### EXERCISE INSTRUCTIONS
Gather the lines below that include the string "this", copying each in full.
** Start **
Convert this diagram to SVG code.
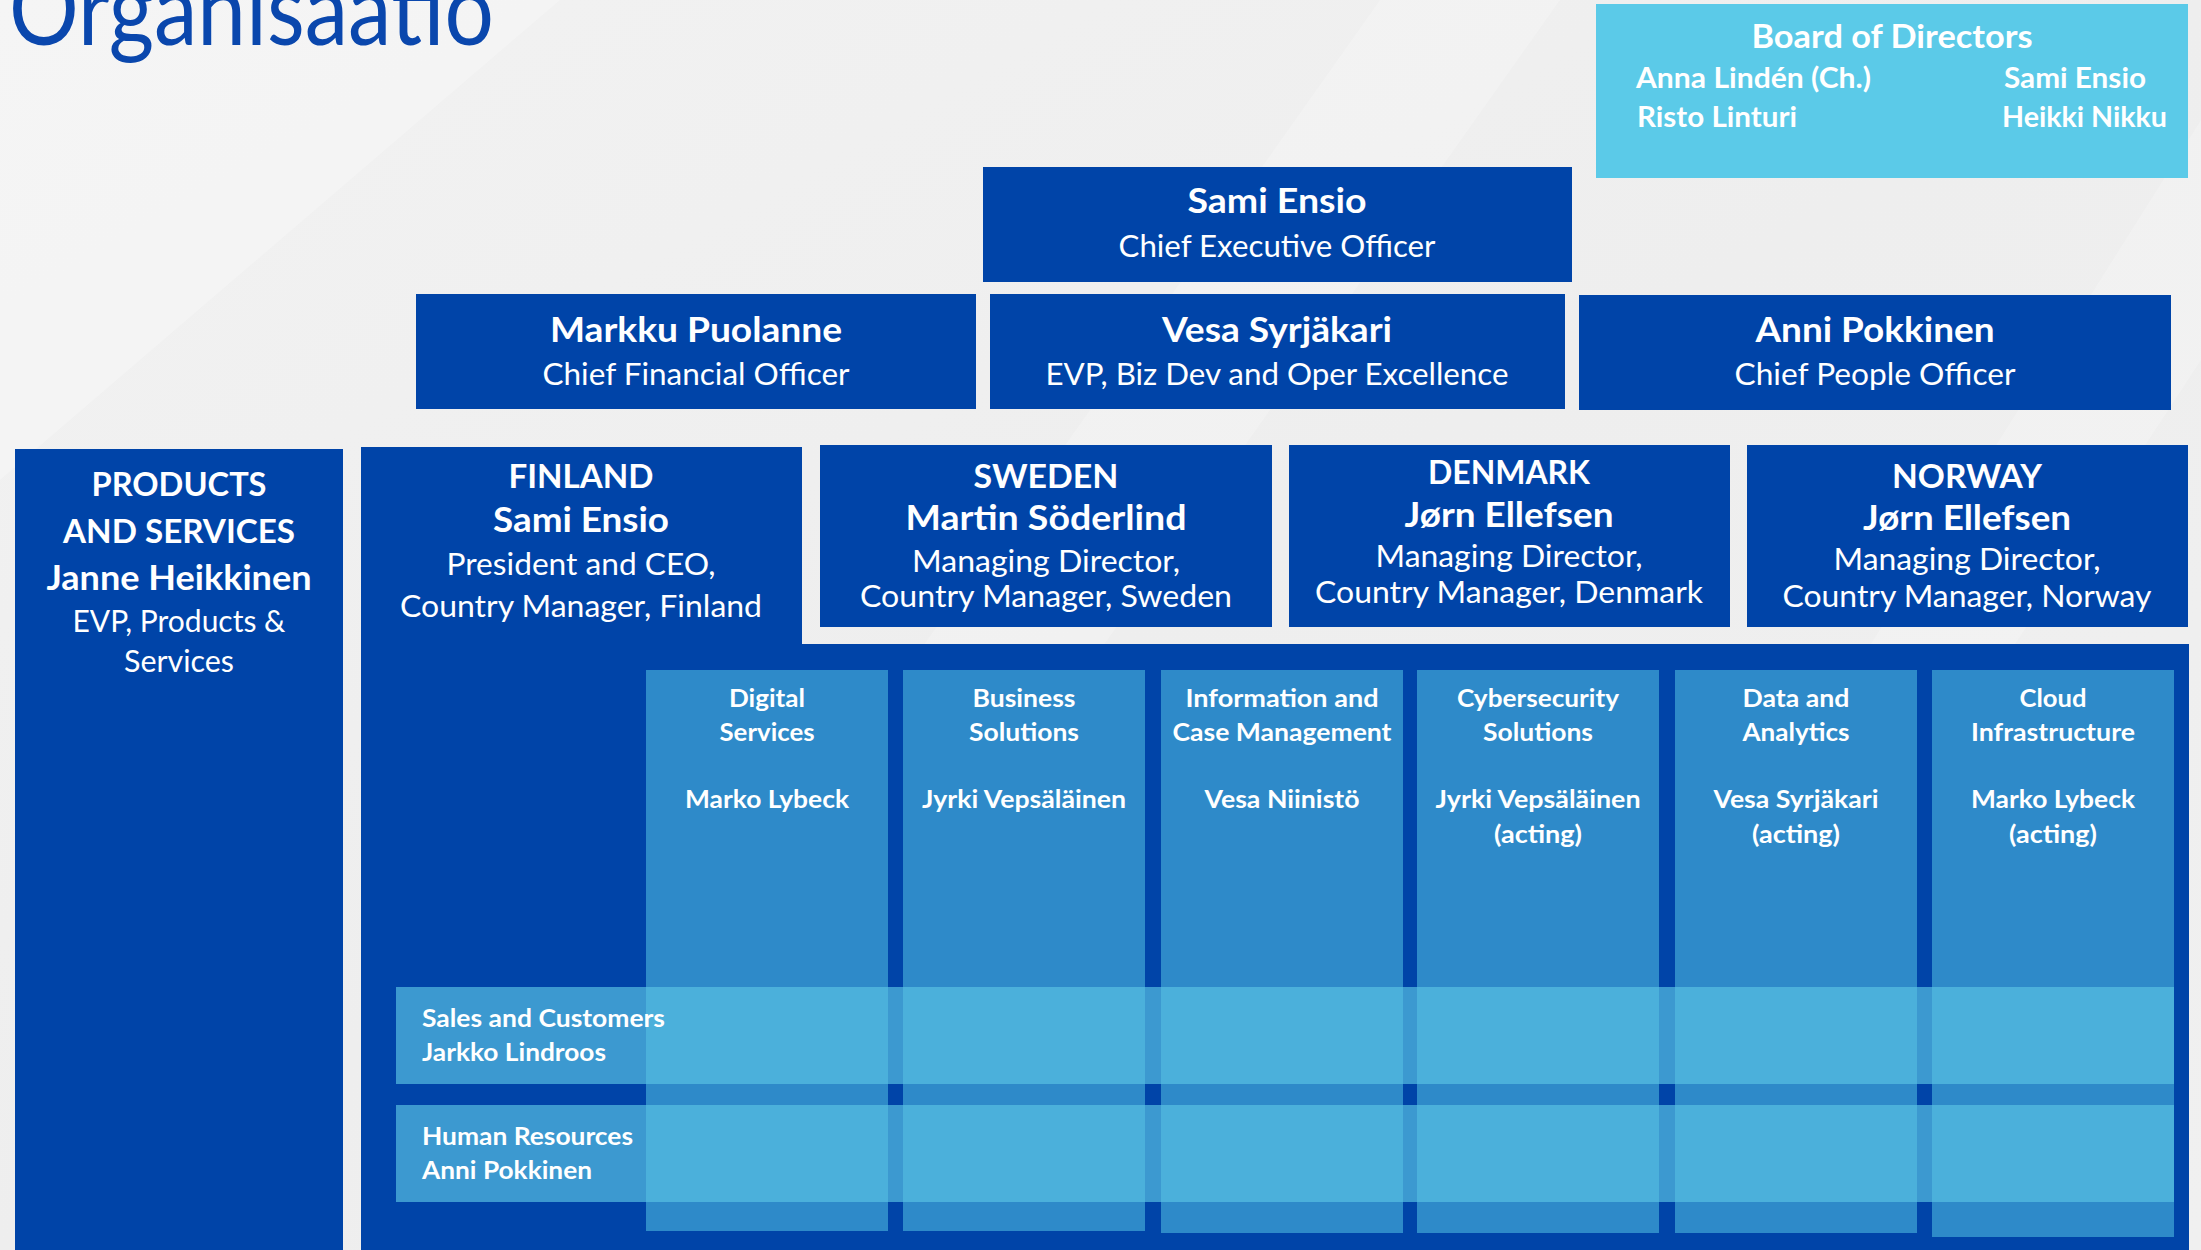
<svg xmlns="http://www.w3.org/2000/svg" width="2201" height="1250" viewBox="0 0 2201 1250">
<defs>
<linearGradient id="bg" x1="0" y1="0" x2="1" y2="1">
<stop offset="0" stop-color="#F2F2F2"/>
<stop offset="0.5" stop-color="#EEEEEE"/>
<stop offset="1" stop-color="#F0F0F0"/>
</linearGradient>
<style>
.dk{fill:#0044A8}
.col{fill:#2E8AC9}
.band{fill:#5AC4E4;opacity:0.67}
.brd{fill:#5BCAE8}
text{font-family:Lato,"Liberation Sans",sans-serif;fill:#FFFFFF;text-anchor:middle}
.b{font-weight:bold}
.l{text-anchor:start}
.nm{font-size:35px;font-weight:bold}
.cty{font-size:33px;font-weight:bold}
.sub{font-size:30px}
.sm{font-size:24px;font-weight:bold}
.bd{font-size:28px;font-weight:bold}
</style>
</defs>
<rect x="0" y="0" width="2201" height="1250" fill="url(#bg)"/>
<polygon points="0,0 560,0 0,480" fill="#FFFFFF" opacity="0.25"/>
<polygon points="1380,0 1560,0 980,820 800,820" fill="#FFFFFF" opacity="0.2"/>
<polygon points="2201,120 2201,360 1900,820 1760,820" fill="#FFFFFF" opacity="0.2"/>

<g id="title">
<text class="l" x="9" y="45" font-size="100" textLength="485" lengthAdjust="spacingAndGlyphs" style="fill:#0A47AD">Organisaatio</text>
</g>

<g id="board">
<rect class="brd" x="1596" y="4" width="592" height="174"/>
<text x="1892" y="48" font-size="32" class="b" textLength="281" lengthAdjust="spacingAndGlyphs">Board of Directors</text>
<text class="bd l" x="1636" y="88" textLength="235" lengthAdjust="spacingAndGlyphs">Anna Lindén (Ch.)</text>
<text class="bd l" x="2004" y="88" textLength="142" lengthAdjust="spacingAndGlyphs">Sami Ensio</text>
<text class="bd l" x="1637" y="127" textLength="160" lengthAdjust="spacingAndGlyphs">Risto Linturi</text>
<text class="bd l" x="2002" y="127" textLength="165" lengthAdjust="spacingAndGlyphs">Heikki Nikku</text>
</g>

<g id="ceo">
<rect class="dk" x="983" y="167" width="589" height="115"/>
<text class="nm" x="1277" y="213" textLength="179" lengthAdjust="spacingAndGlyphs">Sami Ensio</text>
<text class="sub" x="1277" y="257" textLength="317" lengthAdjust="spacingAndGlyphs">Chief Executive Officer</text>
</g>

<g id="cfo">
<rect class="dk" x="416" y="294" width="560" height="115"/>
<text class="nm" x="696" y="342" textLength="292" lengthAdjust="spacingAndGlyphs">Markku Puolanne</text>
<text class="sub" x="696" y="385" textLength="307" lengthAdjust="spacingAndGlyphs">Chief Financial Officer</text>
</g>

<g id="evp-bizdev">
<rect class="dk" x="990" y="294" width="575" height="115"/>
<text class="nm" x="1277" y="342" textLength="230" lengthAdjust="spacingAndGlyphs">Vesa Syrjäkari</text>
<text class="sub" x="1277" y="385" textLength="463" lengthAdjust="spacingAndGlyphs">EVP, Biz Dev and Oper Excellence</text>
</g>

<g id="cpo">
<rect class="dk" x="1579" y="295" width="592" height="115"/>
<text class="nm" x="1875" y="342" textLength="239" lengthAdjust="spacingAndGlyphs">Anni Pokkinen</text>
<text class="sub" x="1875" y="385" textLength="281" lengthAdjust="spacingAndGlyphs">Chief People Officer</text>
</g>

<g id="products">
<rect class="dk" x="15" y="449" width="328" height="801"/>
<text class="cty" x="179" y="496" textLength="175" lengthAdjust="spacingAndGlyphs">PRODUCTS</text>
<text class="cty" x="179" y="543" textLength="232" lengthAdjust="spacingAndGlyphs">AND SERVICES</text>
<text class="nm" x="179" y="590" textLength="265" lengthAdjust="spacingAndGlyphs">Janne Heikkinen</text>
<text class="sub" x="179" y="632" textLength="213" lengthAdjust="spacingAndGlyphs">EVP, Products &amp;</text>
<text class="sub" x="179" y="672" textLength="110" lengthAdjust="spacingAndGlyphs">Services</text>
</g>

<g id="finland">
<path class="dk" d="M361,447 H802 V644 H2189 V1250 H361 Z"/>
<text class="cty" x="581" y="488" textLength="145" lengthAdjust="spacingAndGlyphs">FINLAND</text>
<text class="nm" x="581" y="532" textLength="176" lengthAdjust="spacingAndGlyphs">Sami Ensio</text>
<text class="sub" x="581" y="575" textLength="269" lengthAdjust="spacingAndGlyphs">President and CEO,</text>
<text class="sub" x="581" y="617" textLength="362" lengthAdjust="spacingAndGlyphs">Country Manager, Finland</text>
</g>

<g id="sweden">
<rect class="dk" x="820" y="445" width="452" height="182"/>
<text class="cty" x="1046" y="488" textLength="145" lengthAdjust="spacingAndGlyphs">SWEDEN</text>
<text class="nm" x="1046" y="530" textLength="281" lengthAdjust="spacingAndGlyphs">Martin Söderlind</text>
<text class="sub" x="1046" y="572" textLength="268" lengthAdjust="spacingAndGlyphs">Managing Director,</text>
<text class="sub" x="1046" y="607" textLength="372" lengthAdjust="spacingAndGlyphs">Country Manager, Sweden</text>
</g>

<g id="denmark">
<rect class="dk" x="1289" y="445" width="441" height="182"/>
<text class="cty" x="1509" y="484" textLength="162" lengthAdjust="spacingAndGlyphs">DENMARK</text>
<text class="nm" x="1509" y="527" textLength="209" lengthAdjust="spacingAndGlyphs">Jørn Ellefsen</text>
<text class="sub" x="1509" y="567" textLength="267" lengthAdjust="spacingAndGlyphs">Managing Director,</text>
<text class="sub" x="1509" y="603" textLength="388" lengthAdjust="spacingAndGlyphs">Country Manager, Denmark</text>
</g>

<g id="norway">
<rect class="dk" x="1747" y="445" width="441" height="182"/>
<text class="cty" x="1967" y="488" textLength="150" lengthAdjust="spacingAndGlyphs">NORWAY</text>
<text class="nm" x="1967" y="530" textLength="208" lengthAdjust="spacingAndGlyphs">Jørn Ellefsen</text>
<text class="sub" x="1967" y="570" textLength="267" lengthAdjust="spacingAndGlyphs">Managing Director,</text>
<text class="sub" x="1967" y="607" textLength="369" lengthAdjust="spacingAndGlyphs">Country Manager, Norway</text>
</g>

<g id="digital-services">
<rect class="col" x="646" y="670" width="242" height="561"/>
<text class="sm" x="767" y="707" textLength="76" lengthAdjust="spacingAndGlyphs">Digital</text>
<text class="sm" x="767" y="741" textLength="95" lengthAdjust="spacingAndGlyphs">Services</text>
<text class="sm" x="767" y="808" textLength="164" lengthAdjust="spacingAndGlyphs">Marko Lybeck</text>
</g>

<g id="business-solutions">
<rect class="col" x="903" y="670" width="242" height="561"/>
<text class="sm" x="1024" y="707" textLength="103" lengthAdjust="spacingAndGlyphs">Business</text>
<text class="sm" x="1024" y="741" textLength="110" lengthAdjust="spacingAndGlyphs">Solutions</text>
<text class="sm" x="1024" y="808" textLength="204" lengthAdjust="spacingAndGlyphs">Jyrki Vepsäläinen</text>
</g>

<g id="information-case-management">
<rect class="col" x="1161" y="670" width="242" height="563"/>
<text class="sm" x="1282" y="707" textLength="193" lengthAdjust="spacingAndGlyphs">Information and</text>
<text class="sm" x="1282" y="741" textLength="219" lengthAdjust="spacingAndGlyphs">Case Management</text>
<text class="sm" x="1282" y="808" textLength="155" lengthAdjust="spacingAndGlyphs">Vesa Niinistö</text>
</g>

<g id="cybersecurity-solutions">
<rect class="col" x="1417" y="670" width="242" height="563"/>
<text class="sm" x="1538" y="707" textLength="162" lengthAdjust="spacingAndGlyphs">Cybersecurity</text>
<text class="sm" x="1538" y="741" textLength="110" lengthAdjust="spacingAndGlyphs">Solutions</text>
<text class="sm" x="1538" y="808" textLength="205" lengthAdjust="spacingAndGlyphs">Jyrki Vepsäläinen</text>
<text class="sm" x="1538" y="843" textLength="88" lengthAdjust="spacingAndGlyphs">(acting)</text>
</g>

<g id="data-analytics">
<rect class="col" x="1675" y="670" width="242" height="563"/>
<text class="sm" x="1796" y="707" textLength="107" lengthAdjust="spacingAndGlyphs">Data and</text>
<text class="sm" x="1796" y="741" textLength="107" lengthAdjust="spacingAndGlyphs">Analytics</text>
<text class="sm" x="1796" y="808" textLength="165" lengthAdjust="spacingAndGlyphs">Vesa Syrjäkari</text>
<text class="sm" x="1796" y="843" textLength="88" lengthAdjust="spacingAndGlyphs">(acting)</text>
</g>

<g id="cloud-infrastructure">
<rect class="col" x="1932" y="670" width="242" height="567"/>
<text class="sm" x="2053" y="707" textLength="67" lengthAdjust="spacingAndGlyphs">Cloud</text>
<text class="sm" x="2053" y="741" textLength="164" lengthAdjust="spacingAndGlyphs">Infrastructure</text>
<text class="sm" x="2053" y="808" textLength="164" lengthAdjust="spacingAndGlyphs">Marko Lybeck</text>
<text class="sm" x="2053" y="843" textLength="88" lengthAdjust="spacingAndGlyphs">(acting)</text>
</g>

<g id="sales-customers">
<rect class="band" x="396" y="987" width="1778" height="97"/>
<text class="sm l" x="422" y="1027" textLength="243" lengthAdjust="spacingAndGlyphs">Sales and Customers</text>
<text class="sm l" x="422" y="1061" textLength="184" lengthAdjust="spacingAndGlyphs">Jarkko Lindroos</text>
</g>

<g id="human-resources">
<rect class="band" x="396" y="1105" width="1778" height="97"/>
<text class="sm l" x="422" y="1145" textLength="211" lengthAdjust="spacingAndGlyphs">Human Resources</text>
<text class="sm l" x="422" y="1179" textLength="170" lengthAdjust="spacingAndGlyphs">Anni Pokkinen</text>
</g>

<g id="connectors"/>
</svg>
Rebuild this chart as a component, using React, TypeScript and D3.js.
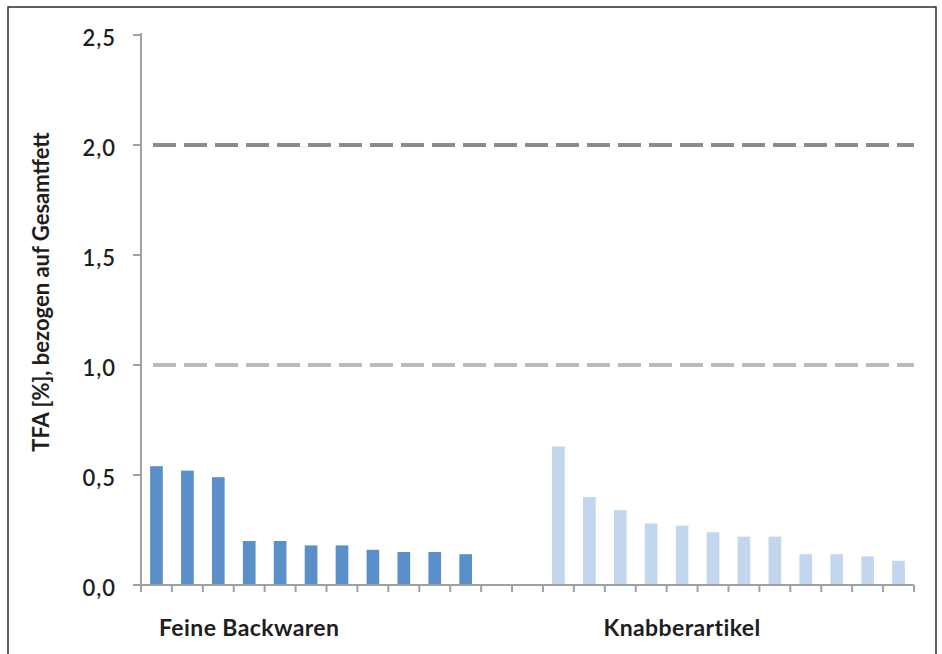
** End **
### EXERCISE RESPONSE
Convert this diagram to SVG code.
Rebuild this chart as a component, using React, TypeScript and D3.js.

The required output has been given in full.